Sunday, March 1, 2020

Alas In Paranoialand


Paranoia
Part 1 of 30

Alas, I've died and gone to the land where paranoia reigns supreme, everyday one pitfall after another. I’ve ventured these parts before, the sights and the whole spectacle. But really, I'm likely not really dead, but this is my sad lot in life. It happens a lot, these universal shoves into the mud, the bony cosmological knee to the metaphorical crotch, a seemingly beautiful conch at my ear but no reassuring sound of the sea. Just a far off voice from the past -- traveling light years to arrive and just in time to say, “Your party's not available. Hang up and try again later, loser.”

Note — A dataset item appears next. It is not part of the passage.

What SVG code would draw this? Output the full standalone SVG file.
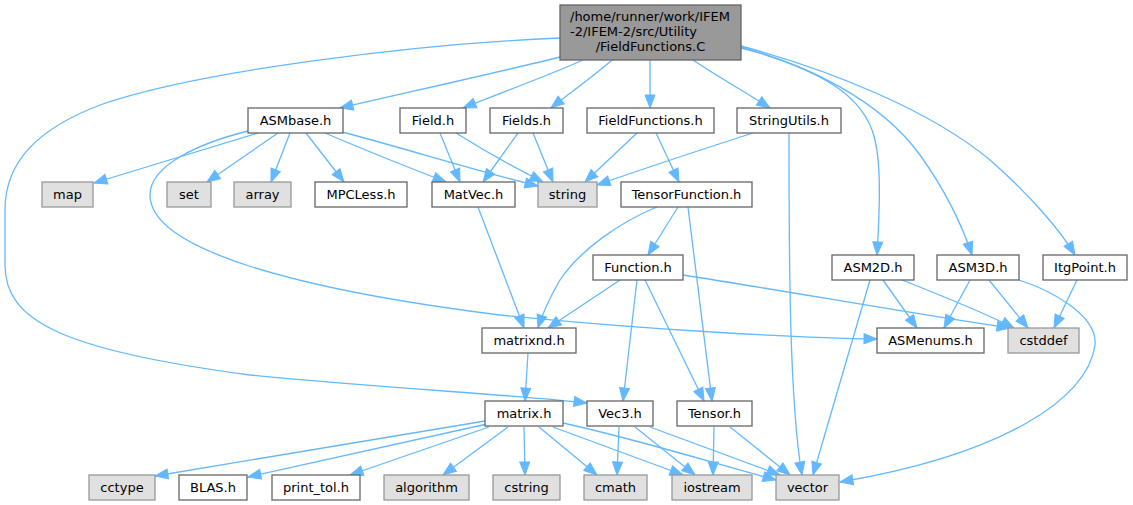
<svg xmlns="http://www.w3.org/2000/svg" width="1133" height="505" viewBox="0 0 1133 505">
<style>
.n rect{fill:#ffffff;stroke:#666666;stroke-width:1.3}
.x rect{fill:#e0e0e0;stroke:#999999;stroke-width:1.3}
.r rect{fill:#999999;stroke:#666666;stroke-width:1.3}
text{font-family:"DejaVu Sans","Liberation Sans",sans-serif;font-size:13px;fill:#000000;text-anchor:middle}
#edges path{fill:none;stroke:#63b8ff;stroke-width:1.3;marker-end:url(#ah)}
</style>
<defs>
<marker id="ah" markerUnits="userSpaceOnUse" markerWidth="15" markerHeight="12" refX="13" refY="5" orient="auto" overflow="visible">
<path d="M0,0 L13,5 L0,10 z" fill="#63b8ff" stroke="#63b8ff" stroke-width="1"/>
</marker>
</defs>
<rect width="1133" height="505" fill="#ffffff"/>
<g id="edges">
<path d="M560,57 C500,72 400,94 340,108"/>
<path d="M583,60 C550,75 500,93 463,108"/>
<path d="M612,60 C595,75 570,93 551,108"/>
<path d="M650,60 L650,108"/>
<path d="M693,60 C715,75 750,95 770,108"/>
<path d="M741,47 C820,70 865,95 875,140 C882,170 879,220 877,255"/>
<path d="M741,48 C806,64 880,100 920,155 C945,190 962,225 972,255"/>
<path d="M741,46 C830,70 930,110 990,160 C1030,195 1060,230 1075,255"/>
<path d="M560,38 C420,44 200,70 100,105 C40,128 5,160 5,210 L5,265 C5,320 60,350 250,375 C380,388 520,395 587,403"/>
<path d="M258,133 L94,183"/>
<path d="M278,133 L207,182"/>
<path d="M290,133 L271,182"/>
<path d="M306,133 L344,182"/>
<path d="M325,133 C360,148 410,168 446,182"/>
<path d="M342,132 C400,147 480,172 538,186"/>
<path d="M248,131 C200,143 150,165 150,195 C150,250 300,290 500,315 C650,330 800,338 877,339"/>
<path d="M440,133 L460,182"/>
<path d="M456,133 C480,148 515,168 543,182"/>
<path d="M518,133 L483,182"/>
<path d="M533,133 L553,182"/>
<path d="M637,133 L585,182"/>
<path d="M656,133 L679,182"/>
<path d="M753,133 C700,150 640,170 597,185"/>
<path d="M789,133 C789,250 789,400 802,475"/>
<path d="M657,207 C620,222 580,250 560,280 C550,297 543,312 538,328"/>
<path d="M678,207 L648,255"/>
<path d="M688,207 L712,401"/>
<path d="M478,207 L524,328"/>
<path d="M620,280 L548,328"/>
<path d="M637,280 L623,401"/>
<path d="M645,280 L704,401"/>
<path d="M683,275 C780,290 920,315 1010,328"/>
<path d="M883,280 L917,328"/>
<path d="M902,280 C940,295 985,313 1014,328"/>
<path d="M870,280 L813,475"/>
<path d="M970,280 L944,328"/>
<path d="M989,280 L1028,328"/>
<path d="M1019,280 C1050,290 1098,315 1095,345 C1088,400 1000,455 840,482"/>
<path d="M1077,280 L1054,328"/>
<path d="M528,353 L525,401"/>
<path d="M485,421 L155,476"/>
<path d="M487,424 L248,477"/>
<path d="M489,427 L350,475"/>
<path d="M508,427 L443,475"/>
<path d="M524,427 L525,475"/>
<path d="M539,427 L597,475"/>
<path d="M553,427 L683,475"/>
<path d="M563,423 C640,440 720,465 776,480"/>
<path d="M619,427 L617,475"/>
<path d="M635,427 L695,475"/>
<path d="M650,427 L780,475"/>
<path d="M714,427 L713,475"/>
<path d="M730,427 L790,475"/>
</g>
<g id="root" class="r"><rect x="560" y="5" width="181" height="55"/>
<text x="570" y="20.5" style="text-anchor:start">/home/runner/work/IFEM</text>
<text x="570" y="35.5" style="text-anchor:start">-2/IFEM-2/src/Utility</text>
<text x="650.5" y="50.5">/FieldFunctions.C</text></g>
<g id="ASMbase" class="n"><rect x="248" y="108" width="95" height="25"/><text x="295.5" y="124.5">ASMbase.h</text></g>
<g id="Field" class="n"><rect x="400" y="108" width="66" height="25"/><text x="433" y="124.5">Field.h</text></g>
<g id="Fields" class="n"><rect x="490" y="108" width="73" height="25"/><text x="526.5" y="124.5">Fields.h</text></g>
<g id="FieldFunctionsH" class="n"><rect x="587" y="108" width="127" height="25"/><text x="650.5" y="124.5">FieldFunctions.h</text></g>
<g id="StringUtils" class="n"><rect x="737" y="108" width="104" height="25"/><text x="789" y="124.5">StringUtils.h</text></g>
<g id="map" class="x"><rect x="42" y="182" width="51" height="25"/><text x="67.5" y="198.5">map</text></g>
<g id="set" class="x"><rect x="167" y="182" width="44" height="25"/><text x="189" y="198.5">set</text></g>
<g id="array" class="x"><rect x="234" y="182" width="57" height="25"/><text x="262.5" y="198.5">array</text></g>
<g id="MPCLess" class="n"><rect x="315" y="182" width="92" height="25"/><text x="361" y="198.5">MPCLess.h</text></g>
<g id="MatVec" class="n"><rect x="432" y="182" width="83" height="25"/><text x="473.5" y="198.5">MatVec.h</text></g>
<g id="string" class="x"><rect x="538" y="182" width="59" height="25"/><text x="567.5" y="198.5">string</text></g>
<g id="TensorFunction" class="n"><rect x="621" y="182" width="131" height="25"/><text x="686.5" y="198.5">TensorFunction.h</text></g>
<g id="Function" class="n"><rect x="593" y="255" width="90" height="25"/><text x="638" y="271.5">Function.h</text></g>
<g id="ASM2D" class="n"><rect x="832" y="255" width="82" height="25"/><text x="873" y="271.5">ASM2D.h</text></g>
<g id="ASM3D" class="n"><rect x="937" y="255" width="82" height="25"/><text x="978" y="271.5">ASM3D.h</text></g>
<g id="ItgPoint" class="n"><rect x="1043" y="255" width="84" height="25"/><text x="1085" y="271.5">ItgPoint.h</text></g>
<g id="matrixnd" class="n"><rect x="482" y="328" width="94" height="25"/><text x="529" y="344.5">matrixnd.h</text></g>
<g id="ASMenums" class="n"><rect x="877" y="328" width="107" height="25"/><text x="930.5" y="344.5">ASMenums.h</text></g>
<g id="cstddef" class="x"><rect x="1008" y="328" width="71" height="25"/><text x="1043.5" y="344.5">cstddef</text></g>
<g id="matrix" class="n"><rect x="485" y="401" width="78" height="25"/><text x="524" y="417.5">matrix.h</text></g>
<g id="Vec3" class="n"><rect x="587" y="401" width="66" height="25"/><text x="620" y="417.5">Vec3.h</text></g>
<g id="Tensor" class="n"><rect x="677" y="401" width="75" height="25"/><text x="714.5" y="417.5">Tensor.h</text></g>
<g id="cctype" class="x"><rect x="89" y="475" width="66" height="25"/><text x="122" y="491.5">cctype</text></g>
<g id="BLAS" class="n"><rect x="179" y="475" width="68" height="25"/><text x="213" y="491.5">BLAS.h</text></g>
<g id="print_tol" class="n"><rect x="272" y="475" width="88" height="25"/><text x="316" y="491.5">print_tol.h</text></g>
<g id="algorithm" class="x"><rect x="384" y="475" width="85" height="25"/><text x="426.5" y="491.5">algorithm</text></g>
<g id="cstring" class="x"><rect x="493" y="475" width="67" height="25"/><text x="526.5" y="491.5">cstring</text></g>
<g id="cmath" class="x"><rect x="584" y="475" width="63" height="25"/><text x="615.5" y="491.5">cmath</text></g>
<g id="iostream" class="x"><rect x="672" y="475" width="80" height="25"/><text x="712" y="491.5">iostream</text></g>
<g id="vector" class="x"><rect x="776" y="475" width="63" height="25"/><text x="807.5" y="491.5">vector</text></g>
</svg>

I slam the phone to the table and the murmuring voice goes dead. The vastness of space then reminds me, I'm a slug. So how’s that for luck? It sums up my life experiences, sour from day one. And now I’m out of trust, out of hope, my optimism's shot, and I am, above all, paranoid. A strain of paranoia for every occasion. From “Woe is me” to “What’s a guy gotta do to catch a break?” Plus, it might sound trivial and I should leave it out, but I'm also out of Pepsi.

I hesitate to go on -- I have big plans for the blog but I'm reluctant. And yet, when there's grief for one, there’s joy for the rest. I could help so many other people just by plummeting through all the usual supports and landing with a thud. Just my luck, the role of the redeemer. All this time with the huge grief and now you're cheered up. The same thing used to happen to me. I'd hear of someone with a terrible life and I'd thank my lucky stars it wasn't me. I'd even get giddy, call a few friends, they'd come over and we'd jump on the bed and throw bags of confetti into the air. When we were real happy we'd open the bags.

But, please, don't worry about me. Whatever you might've done for me, that time is long past. Please, not one pathetic syllable. But there are other worthless sufferers out there moaning and groaning, turning over in their bed, falling out occasionally, crying like babies, shrieking at their window, raising a ruckus and driving everyone crazy. Possibly say a little prayer for them. I'm still able to talk in sentences, so I'm actually doing pretty well. My blog helps me. Ten years ago a reader told me "Attaboy" about something, my good spelling. So when I'm real down I find his friendly word and reread it. I also emit forth a cleansing shriek now and then. Let me see if I'm in good voice: "Shriek!" I bet they heard that across the street!

Anyway, what's a constant 24/7 paranoia really like? First, possibly to shake up your assumptions, it’s not sooo terrible. It’s not great, but there are worse things. This is mostly mental, which is still painful. But no one’s twisting my arm behind my back, no one’s depriving me of meals, and despite the constant fears, no one's broken down the front door and made off with my TV. It helps that I pay for security, an alarm. But I do have the paranoia that it might be false security, just an empty box that'll do nothing in my time of need.

Come by this month and I’ll let you know if things get any better. Spoiler alert: I already know you won't show up. Who would? But maybe by the end of the month I’ll somehow be magically reconciled to life even with this horrendous burden. It's hard to picture. This ain't flag football, it ain't beanbag. It's real life with real life consequences, one cruddy thing after another. And I’m very aware of what I’m up against. I know how life turns out, in wretched bloody shambles, the main beam of the house crushing me.

Oh well. As Aunt Alice used to say, “Cheers dears!”